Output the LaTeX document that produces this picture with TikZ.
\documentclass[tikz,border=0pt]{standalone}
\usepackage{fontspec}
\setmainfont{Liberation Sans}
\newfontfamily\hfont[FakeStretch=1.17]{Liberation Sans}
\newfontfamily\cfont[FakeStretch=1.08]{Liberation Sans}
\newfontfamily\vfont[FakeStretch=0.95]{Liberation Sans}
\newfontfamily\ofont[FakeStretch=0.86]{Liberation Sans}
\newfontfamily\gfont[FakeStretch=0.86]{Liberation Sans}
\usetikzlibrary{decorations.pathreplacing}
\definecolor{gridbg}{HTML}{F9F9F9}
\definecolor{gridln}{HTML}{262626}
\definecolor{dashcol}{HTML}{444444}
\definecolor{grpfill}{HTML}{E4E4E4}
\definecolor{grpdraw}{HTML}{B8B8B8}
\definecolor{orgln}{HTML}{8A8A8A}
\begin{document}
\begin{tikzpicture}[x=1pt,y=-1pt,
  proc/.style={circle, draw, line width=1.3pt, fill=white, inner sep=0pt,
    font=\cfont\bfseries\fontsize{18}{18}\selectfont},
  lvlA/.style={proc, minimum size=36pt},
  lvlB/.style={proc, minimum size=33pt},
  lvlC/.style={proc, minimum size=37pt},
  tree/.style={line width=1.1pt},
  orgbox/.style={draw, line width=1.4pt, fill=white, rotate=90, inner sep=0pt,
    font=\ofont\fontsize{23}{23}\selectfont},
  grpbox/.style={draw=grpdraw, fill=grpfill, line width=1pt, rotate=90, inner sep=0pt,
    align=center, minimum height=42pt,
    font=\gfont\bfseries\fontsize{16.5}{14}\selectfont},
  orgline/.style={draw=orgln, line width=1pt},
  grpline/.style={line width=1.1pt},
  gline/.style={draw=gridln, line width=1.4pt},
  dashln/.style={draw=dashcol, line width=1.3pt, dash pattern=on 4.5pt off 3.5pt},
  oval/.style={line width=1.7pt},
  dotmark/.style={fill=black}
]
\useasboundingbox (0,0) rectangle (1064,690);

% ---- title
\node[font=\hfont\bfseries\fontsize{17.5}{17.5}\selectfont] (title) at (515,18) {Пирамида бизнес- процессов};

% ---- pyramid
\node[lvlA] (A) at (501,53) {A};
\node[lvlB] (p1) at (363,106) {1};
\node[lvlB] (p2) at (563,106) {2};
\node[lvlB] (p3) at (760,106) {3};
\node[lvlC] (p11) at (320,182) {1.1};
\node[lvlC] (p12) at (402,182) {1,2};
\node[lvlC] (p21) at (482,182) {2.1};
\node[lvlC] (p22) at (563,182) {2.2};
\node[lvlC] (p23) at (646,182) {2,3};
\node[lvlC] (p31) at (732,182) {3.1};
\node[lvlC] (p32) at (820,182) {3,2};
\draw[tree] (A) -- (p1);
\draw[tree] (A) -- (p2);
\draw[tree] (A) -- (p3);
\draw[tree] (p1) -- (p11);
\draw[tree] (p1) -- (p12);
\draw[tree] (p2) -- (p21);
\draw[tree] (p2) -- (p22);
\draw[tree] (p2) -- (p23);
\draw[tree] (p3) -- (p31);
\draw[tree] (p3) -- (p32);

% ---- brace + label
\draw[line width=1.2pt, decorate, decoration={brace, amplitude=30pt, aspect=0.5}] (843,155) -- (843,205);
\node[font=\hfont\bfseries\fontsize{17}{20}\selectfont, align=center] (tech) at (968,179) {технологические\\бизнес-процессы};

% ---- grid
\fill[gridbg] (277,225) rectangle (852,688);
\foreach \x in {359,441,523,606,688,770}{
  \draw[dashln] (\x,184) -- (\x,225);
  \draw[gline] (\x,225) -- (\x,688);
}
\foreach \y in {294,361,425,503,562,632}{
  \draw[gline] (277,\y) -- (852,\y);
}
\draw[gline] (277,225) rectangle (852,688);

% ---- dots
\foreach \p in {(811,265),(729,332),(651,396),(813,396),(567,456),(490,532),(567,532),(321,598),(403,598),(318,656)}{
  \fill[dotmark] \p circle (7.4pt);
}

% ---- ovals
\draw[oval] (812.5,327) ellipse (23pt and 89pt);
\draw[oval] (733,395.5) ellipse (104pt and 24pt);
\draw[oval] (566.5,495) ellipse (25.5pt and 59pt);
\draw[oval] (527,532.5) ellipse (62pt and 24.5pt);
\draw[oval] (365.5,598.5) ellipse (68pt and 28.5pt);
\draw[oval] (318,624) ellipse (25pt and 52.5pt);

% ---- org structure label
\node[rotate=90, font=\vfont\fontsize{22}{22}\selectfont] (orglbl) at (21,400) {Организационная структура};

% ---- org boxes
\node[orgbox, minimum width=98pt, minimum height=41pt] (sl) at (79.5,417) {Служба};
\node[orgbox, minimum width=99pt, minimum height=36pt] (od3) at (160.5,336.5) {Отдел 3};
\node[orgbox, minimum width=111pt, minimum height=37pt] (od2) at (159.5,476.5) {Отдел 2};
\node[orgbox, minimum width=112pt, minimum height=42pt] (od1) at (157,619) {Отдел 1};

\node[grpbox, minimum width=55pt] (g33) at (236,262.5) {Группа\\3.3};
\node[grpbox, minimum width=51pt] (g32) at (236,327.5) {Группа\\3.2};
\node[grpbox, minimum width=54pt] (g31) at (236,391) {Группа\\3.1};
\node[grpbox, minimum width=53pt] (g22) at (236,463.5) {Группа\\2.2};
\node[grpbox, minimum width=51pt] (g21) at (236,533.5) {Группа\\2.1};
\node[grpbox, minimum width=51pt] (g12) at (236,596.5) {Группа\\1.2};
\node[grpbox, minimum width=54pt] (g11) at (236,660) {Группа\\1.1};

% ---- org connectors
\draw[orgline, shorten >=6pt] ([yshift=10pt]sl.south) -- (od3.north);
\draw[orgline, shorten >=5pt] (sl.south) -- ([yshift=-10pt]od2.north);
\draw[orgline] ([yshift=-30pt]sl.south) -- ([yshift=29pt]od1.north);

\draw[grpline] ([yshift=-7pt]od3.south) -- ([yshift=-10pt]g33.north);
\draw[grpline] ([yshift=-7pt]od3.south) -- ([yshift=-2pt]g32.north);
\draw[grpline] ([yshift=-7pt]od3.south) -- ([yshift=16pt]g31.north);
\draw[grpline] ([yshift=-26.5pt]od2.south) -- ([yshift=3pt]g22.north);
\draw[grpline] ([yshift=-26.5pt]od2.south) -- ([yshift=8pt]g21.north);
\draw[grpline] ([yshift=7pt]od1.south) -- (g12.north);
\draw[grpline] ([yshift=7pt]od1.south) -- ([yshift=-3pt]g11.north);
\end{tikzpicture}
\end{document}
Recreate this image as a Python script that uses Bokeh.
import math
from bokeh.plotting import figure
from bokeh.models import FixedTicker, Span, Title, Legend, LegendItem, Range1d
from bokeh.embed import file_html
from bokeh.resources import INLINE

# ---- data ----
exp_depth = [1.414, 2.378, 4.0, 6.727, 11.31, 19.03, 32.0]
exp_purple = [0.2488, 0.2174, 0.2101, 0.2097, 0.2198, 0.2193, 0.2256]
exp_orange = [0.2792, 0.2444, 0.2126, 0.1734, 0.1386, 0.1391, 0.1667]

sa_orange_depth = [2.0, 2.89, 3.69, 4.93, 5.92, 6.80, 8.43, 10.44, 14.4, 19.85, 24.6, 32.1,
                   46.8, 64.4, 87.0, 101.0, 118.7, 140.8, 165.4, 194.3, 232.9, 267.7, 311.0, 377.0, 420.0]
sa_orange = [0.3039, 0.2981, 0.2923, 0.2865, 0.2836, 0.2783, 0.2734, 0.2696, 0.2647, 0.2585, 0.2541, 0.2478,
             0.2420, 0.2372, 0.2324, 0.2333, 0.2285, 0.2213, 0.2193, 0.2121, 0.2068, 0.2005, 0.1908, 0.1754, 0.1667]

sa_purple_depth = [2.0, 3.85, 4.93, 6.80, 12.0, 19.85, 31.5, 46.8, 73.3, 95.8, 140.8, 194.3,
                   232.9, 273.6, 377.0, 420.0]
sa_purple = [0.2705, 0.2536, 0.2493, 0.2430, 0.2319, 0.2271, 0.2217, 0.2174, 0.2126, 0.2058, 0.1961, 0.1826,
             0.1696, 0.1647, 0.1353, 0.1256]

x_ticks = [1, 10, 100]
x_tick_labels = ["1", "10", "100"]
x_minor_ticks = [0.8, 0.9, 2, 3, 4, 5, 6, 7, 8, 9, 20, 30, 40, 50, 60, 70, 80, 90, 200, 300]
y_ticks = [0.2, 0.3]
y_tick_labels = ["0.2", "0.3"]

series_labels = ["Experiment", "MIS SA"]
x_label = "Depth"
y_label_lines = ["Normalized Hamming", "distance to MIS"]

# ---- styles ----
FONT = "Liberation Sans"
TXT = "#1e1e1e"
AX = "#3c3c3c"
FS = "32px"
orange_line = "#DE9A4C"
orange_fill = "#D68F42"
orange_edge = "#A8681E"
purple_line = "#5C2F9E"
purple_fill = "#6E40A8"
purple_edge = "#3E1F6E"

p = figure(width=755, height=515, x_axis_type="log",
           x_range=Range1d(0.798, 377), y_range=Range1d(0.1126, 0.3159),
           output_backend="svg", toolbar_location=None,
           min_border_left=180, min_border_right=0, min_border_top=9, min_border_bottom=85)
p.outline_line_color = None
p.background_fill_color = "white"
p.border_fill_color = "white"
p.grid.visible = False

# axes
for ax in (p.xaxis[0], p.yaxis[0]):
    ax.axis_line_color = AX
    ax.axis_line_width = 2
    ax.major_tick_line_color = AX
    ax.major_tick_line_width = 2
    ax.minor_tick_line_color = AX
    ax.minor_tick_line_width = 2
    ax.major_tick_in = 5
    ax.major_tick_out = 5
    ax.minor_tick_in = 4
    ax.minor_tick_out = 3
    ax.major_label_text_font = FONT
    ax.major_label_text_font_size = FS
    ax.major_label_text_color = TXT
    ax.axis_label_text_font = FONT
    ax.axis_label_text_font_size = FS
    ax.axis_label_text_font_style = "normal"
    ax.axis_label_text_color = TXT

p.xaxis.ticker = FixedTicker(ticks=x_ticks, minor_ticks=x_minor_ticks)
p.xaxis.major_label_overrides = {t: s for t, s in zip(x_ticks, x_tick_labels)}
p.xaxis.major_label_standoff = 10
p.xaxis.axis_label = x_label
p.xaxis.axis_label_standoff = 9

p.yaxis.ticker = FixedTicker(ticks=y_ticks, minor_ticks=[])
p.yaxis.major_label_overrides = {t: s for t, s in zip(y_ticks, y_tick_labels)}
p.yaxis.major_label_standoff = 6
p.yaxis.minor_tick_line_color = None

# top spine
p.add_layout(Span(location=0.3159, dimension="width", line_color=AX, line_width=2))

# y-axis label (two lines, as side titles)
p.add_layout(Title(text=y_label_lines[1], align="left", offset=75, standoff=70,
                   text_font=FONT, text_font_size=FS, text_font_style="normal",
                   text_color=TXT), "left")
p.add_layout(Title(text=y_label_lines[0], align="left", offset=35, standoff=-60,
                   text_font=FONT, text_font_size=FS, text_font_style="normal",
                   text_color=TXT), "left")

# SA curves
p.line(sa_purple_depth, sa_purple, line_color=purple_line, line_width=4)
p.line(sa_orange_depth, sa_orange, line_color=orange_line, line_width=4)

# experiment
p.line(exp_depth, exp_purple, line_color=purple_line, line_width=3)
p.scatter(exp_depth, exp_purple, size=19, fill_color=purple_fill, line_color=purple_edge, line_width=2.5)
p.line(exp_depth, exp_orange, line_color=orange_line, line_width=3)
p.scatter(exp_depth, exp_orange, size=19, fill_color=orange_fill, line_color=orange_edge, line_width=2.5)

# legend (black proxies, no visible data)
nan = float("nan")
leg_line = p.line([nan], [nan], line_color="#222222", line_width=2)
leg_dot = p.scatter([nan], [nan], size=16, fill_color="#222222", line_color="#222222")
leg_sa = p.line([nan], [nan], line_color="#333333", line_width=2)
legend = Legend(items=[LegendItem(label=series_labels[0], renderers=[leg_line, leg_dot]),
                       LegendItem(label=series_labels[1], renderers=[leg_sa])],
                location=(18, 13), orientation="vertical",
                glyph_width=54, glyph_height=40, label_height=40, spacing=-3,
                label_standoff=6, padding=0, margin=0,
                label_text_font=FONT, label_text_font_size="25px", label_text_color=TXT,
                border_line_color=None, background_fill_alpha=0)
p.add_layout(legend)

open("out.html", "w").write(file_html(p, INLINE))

+ + + + +

**WHAT IS REQUIRED**:
The word "that" appears in how many lines of the data? Answer with only the number.

**FINISHED ANSWER**:
2